The Education of Senator Wyden: Don’t break the artists…You can’t get away with the old RIAA Booga Booga Booga or that you’ll make it up on volume

Senator Ron Wyden revealed his well intentioned but startling lack of education about the dynamics of the opposition to the Internet Radio Fairness Act during his speech at the Future of Music Policy Summit yesterday, and it started with more of the same old whine:

You’ll hear the record labels oppose this legislation, spend lots of money saying – number one – Western civilization is going to end if we have fairness in these rates.  And they’re going to offer all sorts of arguments for why royalty rate discrimination is okay.  I personally think that if the royalty rates are lower, the internet broadcasting market becomes larger, and that’s a strategy for creating more income for artists, and more music choices for consumers, and a broader array of music.  And that sounds to me like a worthy outcome.

This is, of course not what is happening and it is definitely not what happened to Senator Wyden yesterday.  It was artists who complained about his version of “trickle down innovation”, not the record companies.   In fact, there was not one major label on the IRFA panel–his main opposition came from Patricia Polloch of the American Federation of Musicians and David Lowery of Cracker and Camper Van Beethovan.

The artists don’t want his bill.  Senator Wyden’s speech writers wrote a speech for him to give in 1999.  It does not play in 2012.

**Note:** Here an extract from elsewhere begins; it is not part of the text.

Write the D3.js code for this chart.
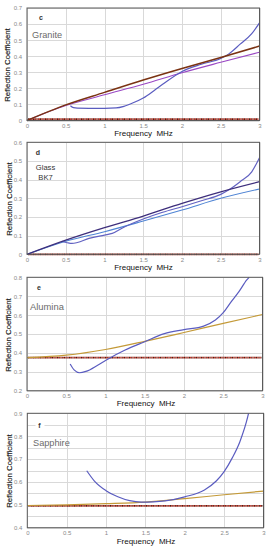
<!DOCTYPE html>
<html><head><meta charset="utf-8">
<script src="https://cdn.jsdelivr.net/npm/d3@7"></script>
<style>
html,body{margin:0;padding:0;background:#fff;}
svg{display:block;font-family:"Liberation Sans",Arial,sans-serif;}
</style></head>
<body><svg id="chart" width="269" height="550"></svg>
<script>
// ---------- DATA ----------
const freqTicks = [0, 0.5, 1, 1.5, 2, 2.5, 3];
const freqTickLabels = ["0", "0.5", "1", "1.5", "2", "2.5", "3"];

// Granite (c)
const graniteYTicks = [0, 0.1, 0.2, 0.3, 0.4, 0.5, 0.6, 0.7];
const graniteLineF = [0, 0.5, 1, 1.5, 2, 2.5, 3];
const graniteBrown = [0, 0.097, 0.175, 0.252, 0.324, 0.392, 0.463];
const granitePurple = [0, 0.093, 0.16, 0.225, 0.297, 0.362, 0.425];
const graniteCurveF = [0.56, 0.6, 0.65, 0.8, 1.0, 1.15, 1.25, 1.37, 1.5, 1.65, 1.75, 2, 2.25, 2.5, 2.6, 2.75, 2.9, 3];
const graniteCurve = [0.092, 0.08, 0.077, 0.076, 0.076, 0.078, 0.088, 0.11, 0.14, 0.19, 0.225, 0.305, 0.35, 0.386, 0.413, 0.475, 0.54, 0.607];
const graniteRef = 0.008;

// Glass BK7 (d)
const glassYTicks = [0, 0.1, 0.2, 0.3, 0.4, 0.5, 0.6];
const glassLineF = [0, 0.5, 1, 1.5, 2, 2.5, 3];
const glassDark = [0, 0.076, 0.143, 0.205, 0.273, 0.335, 0.389];
const glassBlue = [0, 0.07, 0.121, 0.178, 0.237, 0.3, 0.35];
const glassCurveF = [0.45, 0.52, 0.58, 0.65, 0.8, 1.0, 1.1, 1.25, 1.5, 1.75, 2, 2.25, 2.5, 2.6, 2.75, 2.9, 3];
const glassCurve = [0.07, 0.062, 0.058, 0.063, 0.085, 0.103, 0.112, 0.145, 0.189, 0.225, 0.255, 0.287, 0.321, 0.344, 0.389, 0.442, 0.517];
const glassRef = 0.0;

// Alumina (e)
const aluminaYTicks = [0.2, 0.3, 0.4, 0.5, 0.6, 0.7, 0.8];
const aluminaGoldF = [0, 0.5, 1, 1.5, 2, 2.5, 3];
const aluminaGold = [0.375, 0.388, 0.418, 0.461, 0.508, 0.556, 0.603];
const aluminaCurveF = [0.55, 0.6, 0.67, 0.75, 0.9, 1.0, 1.25, 1.5, 1.75, 2, 2.25, 2.4, 2.5, 2.6, 2.7, 2.8, 2.83];
const aluminaCurve = [0.341, 0.31, 0.295, 0.302, 0.335, 0.36, 0.415, 0.459, 0.502, 0.523, 0.542, 0.574, 0.613, 0.67, 0.724, 0.786, 0.8];
const aluminaRef = 0.375;

// Sapphire (f)
const sapphireYTicks = [0.4, 0.5, 0.6, 0.7, 0.8, 0.9];
const sapphireGridY = [0.4, 0.45, 0.5, 0.55, 0.6, 0.65, 0.7, 0.75, 0.8, 0.85, 0.9];
const sapphireGoldF = [0, 0.5, 1, 1.5, 2, 2.5, 3];
const sapphireGold = [0.497, 0.5, 0.505, 0.512, 0.527, 0.544, 0.56];
const sapphireCurveF = [0.755, 0.85, 1.0, 1.15, 1.3, 1.45, 1.6, 1.75, 2, 2.25, 2.4, 2.5, 2.6, 2.7, 2.8, 2.81];
const sapphireCurve = [0.649, 0.605, 0.562, 0.535, 0.518, 0.512, 0.513, 0.517, 0.535, 0.565, 0.604, 0.645, 0.703, 0.776, 0.885, 0.9];
const sapphireRef = 0.495;

// ---------- DRAW ----------
const svg = d3.select("#chart");
const zip = (a, b) => a.map((v, i) => [v, b[i]]);

function panel(cfg) {
  const g = svg.append("g");
  const x = d3.scaleLinear().domain([0, 3]).range([cfg.x0, cfg.x1]);
  const y = d3.scaleLinear().domain(cfg.yDomain).range([cfg.y1, cfg.y0]);

  // gridlines
  g.selectAll(".hg").data(cfg.gridY).join("line")
    .attr("x1", cfg.x0).attr("x2", cfg.x1)
    .attr("y1", d => Math.round(y(d)) + 0.5).attr("y2", d => Math.round(y(d)) + 0.5)
    .attr("stroke", "#d9d9d9").attr("stroke-width", 1);
  g.selectAll(".vg").data(freqTicks).join("line")
    .attr("x1", d => Math.round(x(d)) + 0.5).attr("x2", d => Math.round(x(d)) + 0.5)
    .attr("y1", cfg.y0).attr("y2", cfg.y1)
    .attr("stroke", "#d9d9d9").attr("stroke-width", 1);

  // axes (labels only) via d3 axes
  const yAxis = d3.axisLeft(y).tickValues(cfg.yTicks).tickSize(0).tickPadding(5)
    .tickFormat(d => d === 0 ? "0" : d3.format(".1f")(d));
  const ya = g.append("g").attr("transform", `translate(${cfg.x0},0)`).call(yAxis);
  ya.select(".domain").remove();
  ya.selectAll("text").attr("fill", "#8a8a8a").attr("font-size", 6)
    .attr("font-family", "Liberation Sans, Arial, sans-serif");

  const xAxis = d3.axisBottom(x).tickValues(freqTicks).tickSize(0).tickPadding(3.5)
    .tickFormat((d, i) => freqTickLabels[i]);
  const xa = g.append("g").attr("transform", `translate(0,${cfg.y1})`).call(xAxis);
  xa.select(".domain").remove();
  xa.selectAll("text").attr("fill", "#8a8a8a").attr("font-size", 6)
    .attr("font-family", "Liberation Sans, Arial, sans-serif");

  // label backgrounds + labels
  if (cfg.letterBg) {
    g.append("rect").attr("x", cfg.letter[0] - 4).attr("y", cfg.letter[1] - 7)
      .attr("width", 9).attr("height", 9).attr("fill", "#fff");
  }
  g.append("text").attr("x", cfg.letter[0]).attr("y", cfg.letter[1])
    .attr("font-size", 7).attr("font-weight", "bold").attr("fill", "#333")
    .attr("text-anchor", "middle").text(cfg.letterText);
  cfg.names.forEach((n, i) => {
    g.append("text").attr("x", cfg.name[0]).attr("y", cfg.name[1] + i * cfg.nameStep)
      .attr("font-size", cfg.nameSize).attr("fill", cfg.nameColor)
      .attr("text-anchor", cfg.nameAnchor).text(n);
  });

  const line = d3.line().x(d => x(d[0])).y(d => y(d[1])).curve(d3.curveMonotoneX);

  // reference dotted line
  g.append("line").attr("x1", cfg.x0 + 1).attr("x2", cfg.x1 - 1)
    .attr("y1", y(cfg.ref)).attr("y2", y(cfg.ref))
    .attr("stroke", "#4a2418").attr("stroke-width", 1.8).attr("stroke-dasharray", "1.2,1.2");
  g.append("line").attr("x1", cfg.x0 + 1).attr("x2", cfg.x1 - 1)
    .attr("y1", y(cfg.ref)).attr("y2", y(cfg.ref))
    .attr("stroke", "#c8382c").attr("stroke-width", 1.8).attr("stroke-dasharray", "1.2,1.2")
    .attr("stroke-dashoffset", 1.2);

  cfg.series.forEach(s => {
    g.append("path").datum(zip(s.f, s.r)).attr("d", line)
      .attr("fill", "none").attr("stroke", s.color).attr("stroke-width", s.w || 1.2);
  });

  // frame
  g.append("rect").attr("x", cfg.x0).attr("y", cfg.y0)
    .attr("width", cfg.x1 - cfg.x0).attr("height", cfg.y1 - cfg.y0)
    .attr("fill", "none").attr("stroke", "#5a5a5a").attr("stroke-width", 1);

  // axis titles
  g.append("text").attr("x", cfg.fx).attr("y", cfg.fy).attr("text-anchor", "middle")
    .attr("font-size", 8).attr("fill", "#111").attr("xml:space", "preserve")
    .text("Frequency  MHz");
  g.append("text").attr("transform", `translate(${cfg.ryx},${cfg.ryy}) rotate(-90)`)
    .attr("text-anchor", "middle").attr("font-size", 7.8).attr("fill", "#111")
    .attr("stroke", "#111").attr("stroke-width", 0.15)
    .text("Reflection Coefficient");
}

panel({
  x0: 27, x1: 259.5, y0: 8, y1: 120.5, yDomain: [0, 0.7],
  yTicks: graniteYTicks, gridY: graniteYTicks, ref: graniteRef,
  letter: [41, 20], letterText: "c", letterBg: false,
  names: ["Granite"], name: [32, 38], nameStep: 0, nameSize: 9.2, nameColor: "#6a6a6a", nameAnchor: "start",
  fx: 143.5, fy: 135.5, ryx: 10, ryy: 65,
  series: [
    {f: graniteLineF, r: granitePurple, color: "#9a48c4", w: 1.1},
    {f: graniteCurveF, r: graniteCurve, color: "#5a5cc0", w: 1.2},
    {f: graniteLineF, r: graniteBrown, color: "#7a3212", w: 1.5}
  ]
});

panel({
  x0: 27, x1: 259.5, y0: 142.3, y1: 254.3, yDomain: [0, 0.6],
  yTicks: glassYTicks, gridY: glassYTicks, ref: glassRef,
  letter: [38, 155], letterText: "d", letterBg: false,
  names: ["Glass", "BK7"], name: [45.5, 170], nameStep: 10, nameSize: 7.6, nameColor: "#333", nameAnchor: "middle",
  fx: 143.5, fy: 269.5, ryx: 12, ryy: 199,
  series: [
    {f: glassLineF, r: glassBlue, color: "#4f84d4", w: 1.1},
    {f: glassCurveF, r: glassCurve, color: "#6262c2", w: 1.2},
    {f: glassLineF, r: glassDark, color: "#3e2f7c", w: 1.3}
  ]
});

panel({
  x0: 27, x1: 262.5, y0: 277.3, y1: 390.7, yDomain: [0.2, 0.8],
  yTicks: aluminaYTicks, gridY: aluminaYTicks, ref: aluminaRef,
  letter: [39, 290], letterText: "e", letterBg: false,
  names: ["Alumina"], name: [30, 310], nameStep: 0, nameSize: 9.4, nameColor: "#6a6a6a", nameAnchor: "start",
  fx: 146, fy: 405.5, ryx: 11.3, ryy: 335,
  series: [
    {f: aluminaGoldF, r: aluminaGold, color: "#c49a38", w: 1.2},
    {f: aluminaCurveF, r: aluminaCurve, color: "#5a5cc0", w: 1.2}
  ]
});

panel({
  x0: 27.3, x1: 263.5, y0: 413.3, y1: 527.7, yDomain: [0.4, 0.9],
  yTicks: sapphireYTicks, gridY: sapphireGridY, ref: sapphireRef,
  letter: [39.5, 428], letterText: "f", letterBg: true,
  names: ["Sapphire"], name: [33, 445.5], nameStep: 0, nameSize: 9.2, nameColor: "#6a6a6a", nameAnchor: "start",
  fx: 146, fy: 544, ryx: 12.3, ryy: 471,
  series: [
    {f: sapphireGoldF, r: sapphireGold, color: "#c49a38", w: 1.2},
    {f: sapphireCurveF, r: sapphireCurve, color: "#5a5cc0", w: 1.2}
  ]
});
</script>
</body></html>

He also committed the fatal error of trying to obfuscate the really nasty parts of his bill–the censorship part and the court packing part.  David Lowery called this “newspeak” referring to George Orwell’s iconic 1984–Big Tech and Big Media want to get control over these pesky artists and put them in their place–sue them for antitrust conspiracy if they speak up and completely capture the Copyright Royalty Judges–what David Lowery called “agency capture”.

Senator Wyden said that SOPA and PIPA had the laudable goal of fighting piracy, so everyone expected–perhaps naively–that Senator Wyden would be coming with serious legislation that addressed this issue in a serious way.

Instead, we got legislation designed to break the artists.

Whether it’s just irresponsible or a calculated ploy, it still stinks just as badly and I don’t think there’s a way to “fix it” as they say in Washington.  It’s a lot harder to get language out of a bill than to put language into a bill.  That’s why the whole thing must go, and the Gang of Four and their cohorts in the so-called Internet Radio Fairness Coalition need to go back to the rate court like they did to get the rates they crowed about in 2009 but don’t like now that companies like Pandora have had a public offering.

You know, the rate court that they tried to gut.